WHAT THE EXERCISE ASKS: Repeat the material exactly from its first line to the line that includes "from matplotlib.transforms import". Skip pictures.

MATERIAL:
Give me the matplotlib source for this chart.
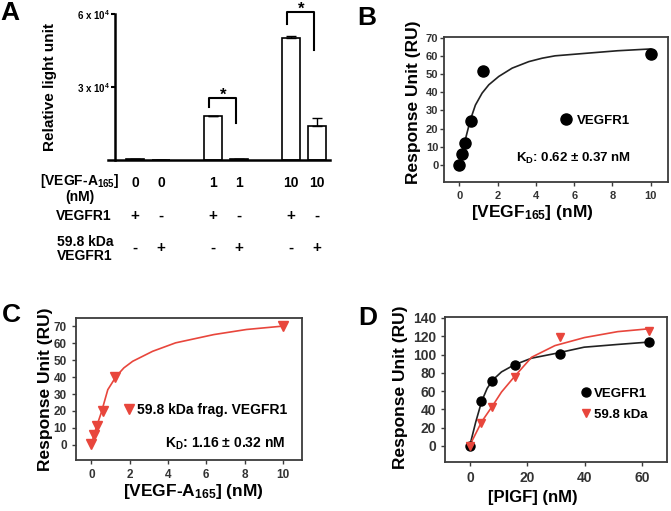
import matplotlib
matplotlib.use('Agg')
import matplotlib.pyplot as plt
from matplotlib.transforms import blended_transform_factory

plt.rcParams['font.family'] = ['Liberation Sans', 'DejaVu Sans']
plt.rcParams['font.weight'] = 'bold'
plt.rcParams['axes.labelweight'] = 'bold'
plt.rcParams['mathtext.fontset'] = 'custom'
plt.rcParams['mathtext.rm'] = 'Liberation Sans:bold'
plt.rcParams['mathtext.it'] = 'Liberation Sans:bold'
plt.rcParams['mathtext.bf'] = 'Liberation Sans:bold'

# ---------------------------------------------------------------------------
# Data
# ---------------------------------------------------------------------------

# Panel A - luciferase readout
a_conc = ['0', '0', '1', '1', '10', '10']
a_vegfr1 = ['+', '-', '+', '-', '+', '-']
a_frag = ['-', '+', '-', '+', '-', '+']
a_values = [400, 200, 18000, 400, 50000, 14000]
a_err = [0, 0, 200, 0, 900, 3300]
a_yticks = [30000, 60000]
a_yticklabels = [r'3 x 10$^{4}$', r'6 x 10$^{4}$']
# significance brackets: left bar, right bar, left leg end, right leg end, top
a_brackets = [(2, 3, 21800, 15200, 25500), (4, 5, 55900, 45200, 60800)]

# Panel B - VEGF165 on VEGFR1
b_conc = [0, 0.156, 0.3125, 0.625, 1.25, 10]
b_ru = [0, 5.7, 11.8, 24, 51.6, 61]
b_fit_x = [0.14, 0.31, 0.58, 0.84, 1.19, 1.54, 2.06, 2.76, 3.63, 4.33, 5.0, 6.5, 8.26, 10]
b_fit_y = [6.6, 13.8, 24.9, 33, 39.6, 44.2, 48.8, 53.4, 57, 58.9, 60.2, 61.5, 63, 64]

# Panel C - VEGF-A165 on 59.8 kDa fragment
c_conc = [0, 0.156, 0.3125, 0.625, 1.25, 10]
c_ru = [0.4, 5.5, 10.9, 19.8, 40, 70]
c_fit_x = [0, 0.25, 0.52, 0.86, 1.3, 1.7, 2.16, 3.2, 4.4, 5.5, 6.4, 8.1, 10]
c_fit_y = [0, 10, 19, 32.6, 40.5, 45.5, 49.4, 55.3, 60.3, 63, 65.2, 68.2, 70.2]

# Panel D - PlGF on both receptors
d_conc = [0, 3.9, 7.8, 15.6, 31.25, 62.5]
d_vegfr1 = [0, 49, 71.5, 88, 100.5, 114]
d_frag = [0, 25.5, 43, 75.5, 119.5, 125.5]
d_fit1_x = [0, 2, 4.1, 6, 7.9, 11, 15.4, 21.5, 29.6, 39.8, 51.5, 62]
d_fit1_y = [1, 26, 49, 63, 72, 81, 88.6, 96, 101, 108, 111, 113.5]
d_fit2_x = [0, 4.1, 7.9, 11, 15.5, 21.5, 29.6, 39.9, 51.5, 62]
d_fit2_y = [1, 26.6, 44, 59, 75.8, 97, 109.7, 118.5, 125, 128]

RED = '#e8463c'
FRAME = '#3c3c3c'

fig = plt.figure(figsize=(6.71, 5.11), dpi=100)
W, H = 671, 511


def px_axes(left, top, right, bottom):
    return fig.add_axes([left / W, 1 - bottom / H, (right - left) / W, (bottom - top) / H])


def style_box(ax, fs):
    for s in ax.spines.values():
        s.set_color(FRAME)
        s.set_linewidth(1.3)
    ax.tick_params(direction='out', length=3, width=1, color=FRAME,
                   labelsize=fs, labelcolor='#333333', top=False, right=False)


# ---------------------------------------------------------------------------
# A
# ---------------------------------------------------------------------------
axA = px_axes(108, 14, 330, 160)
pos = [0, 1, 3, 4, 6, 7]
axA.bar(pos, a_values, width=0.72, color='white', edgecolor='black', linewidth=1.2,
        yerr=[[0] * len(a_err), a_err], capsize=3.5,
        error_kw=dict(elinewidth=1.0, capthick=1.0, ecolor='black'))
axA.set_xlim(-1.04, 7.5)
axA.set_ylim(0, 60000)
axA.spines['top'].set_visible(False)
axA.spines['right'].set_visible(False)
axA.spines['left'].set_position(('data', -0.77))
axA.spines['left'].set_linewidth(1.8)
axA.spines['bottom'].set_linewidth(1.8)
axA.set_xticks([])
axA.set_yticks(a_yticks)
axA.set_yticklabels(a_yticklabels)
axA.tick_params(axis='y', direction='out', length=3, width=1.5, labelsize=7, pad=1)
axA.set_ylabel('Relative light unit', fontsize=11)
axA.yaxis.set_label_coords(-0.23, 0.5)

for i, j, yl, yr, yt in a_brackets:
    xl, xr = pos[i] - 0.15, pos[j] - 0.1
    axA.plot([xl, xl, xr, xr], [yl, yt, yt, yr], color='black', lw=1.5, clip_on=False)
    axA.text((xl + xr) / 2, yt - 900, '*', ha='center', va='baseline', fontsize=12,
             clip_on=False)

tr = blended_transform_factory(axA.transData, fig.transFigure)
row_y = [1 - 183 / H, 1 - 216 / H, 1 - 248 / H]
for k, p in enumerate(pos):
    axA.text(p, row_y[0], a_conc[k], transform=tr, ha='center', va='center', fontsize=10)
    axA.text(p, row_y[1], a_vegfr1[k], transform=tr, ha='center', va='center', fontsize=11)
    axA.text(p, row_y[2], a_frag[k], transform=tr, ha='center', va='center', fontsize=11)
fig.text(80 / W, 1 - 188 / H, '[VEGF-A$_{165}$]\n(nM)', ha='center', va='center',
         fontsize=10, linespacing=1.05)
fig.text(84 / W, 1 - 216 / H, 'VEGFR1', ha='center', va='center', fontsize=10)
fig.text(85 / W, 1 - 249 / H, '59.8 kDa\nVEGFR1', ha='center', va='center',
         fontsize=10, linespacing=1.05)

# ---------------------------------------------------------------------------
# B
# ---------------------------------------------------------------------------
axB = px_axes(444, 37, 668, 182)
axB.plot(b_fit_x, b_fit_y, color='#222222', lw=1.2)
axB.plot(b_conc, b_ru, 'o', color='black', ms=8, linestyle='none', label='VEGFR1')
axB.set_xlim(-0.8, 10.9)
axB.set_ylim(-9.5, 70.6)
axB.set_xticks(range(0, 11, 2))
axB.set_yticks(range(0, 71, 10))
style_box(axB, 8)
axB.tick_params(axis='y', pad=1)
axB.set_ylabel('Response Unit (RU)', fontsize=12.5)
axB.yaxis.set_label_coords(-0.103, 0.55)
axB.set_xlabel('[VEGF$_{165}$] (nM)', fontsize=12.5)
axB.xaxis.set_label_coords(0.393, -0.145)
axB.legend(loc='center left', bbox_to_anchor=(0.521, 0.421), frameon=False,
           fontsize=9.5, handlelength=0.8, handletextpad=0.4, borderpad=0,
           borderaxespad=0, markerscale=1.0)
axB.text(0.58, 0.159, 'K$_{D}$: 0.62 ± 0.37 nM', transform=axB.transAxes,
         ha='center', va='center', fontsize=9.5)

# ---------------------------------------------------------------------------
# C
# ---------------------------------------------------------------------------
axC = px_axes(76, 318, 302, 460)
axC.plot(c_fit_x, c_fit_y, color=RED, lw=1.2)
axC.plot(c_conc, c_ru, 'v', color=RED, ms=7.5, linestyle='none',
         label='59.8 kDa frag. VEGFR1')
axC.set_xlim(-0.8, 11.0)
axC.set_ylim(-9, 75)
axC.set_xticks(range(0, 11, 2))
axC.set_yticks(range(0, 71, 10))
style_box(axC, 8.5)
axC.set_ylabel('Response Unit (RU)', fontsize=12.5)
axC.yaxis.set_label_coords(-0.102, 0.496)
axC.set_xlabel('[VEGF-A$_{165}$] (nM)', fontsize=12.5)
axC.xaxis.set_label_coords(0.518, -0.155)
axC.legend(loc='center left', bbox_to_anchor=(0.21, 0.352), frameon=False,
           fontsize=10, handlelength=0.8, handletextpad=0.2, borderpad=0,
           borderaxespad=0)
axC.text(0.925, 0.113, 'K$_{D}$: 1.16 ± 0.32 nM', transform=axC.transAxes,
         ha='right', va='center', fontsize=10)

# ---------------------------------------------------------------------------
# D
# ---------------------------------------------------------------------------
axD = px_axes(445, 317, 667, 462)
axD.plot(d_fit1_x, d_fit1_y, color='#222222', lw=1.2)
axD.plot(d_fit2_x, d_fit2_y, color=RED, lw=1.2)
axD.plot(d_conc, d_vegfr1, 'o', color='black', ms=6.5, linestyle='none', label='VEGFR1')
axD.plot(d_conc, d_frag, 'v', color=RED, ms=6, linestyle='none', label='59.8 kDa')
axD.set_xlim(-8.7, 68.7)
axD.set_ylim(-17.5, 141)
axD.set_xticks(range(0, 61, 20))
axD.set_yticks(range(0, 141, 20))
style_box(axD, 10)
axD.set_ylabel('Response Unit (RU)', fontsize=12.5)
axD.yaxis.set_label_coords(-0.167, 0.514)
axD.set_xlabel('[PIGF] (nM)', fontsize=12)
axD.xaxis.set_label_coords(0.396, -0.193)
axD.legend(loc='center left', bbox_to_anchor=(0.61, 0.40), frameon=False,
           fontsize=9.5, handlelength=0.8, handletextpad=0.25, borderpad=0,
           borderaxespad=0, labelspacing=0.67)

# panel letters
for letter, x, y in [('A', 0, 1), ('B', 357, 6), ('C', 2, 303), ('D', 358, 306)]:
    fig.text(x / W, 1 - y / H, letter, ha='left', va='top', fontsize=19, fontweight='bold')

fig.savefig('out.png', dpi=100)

CORRECT OUTPUT:
Give me the matplotlib source for this chart.
import matplotlib
matplotlib.use('Agg')
import matplotlib.pyplot as plt
from matplotlib.transforms import blended_transform_factory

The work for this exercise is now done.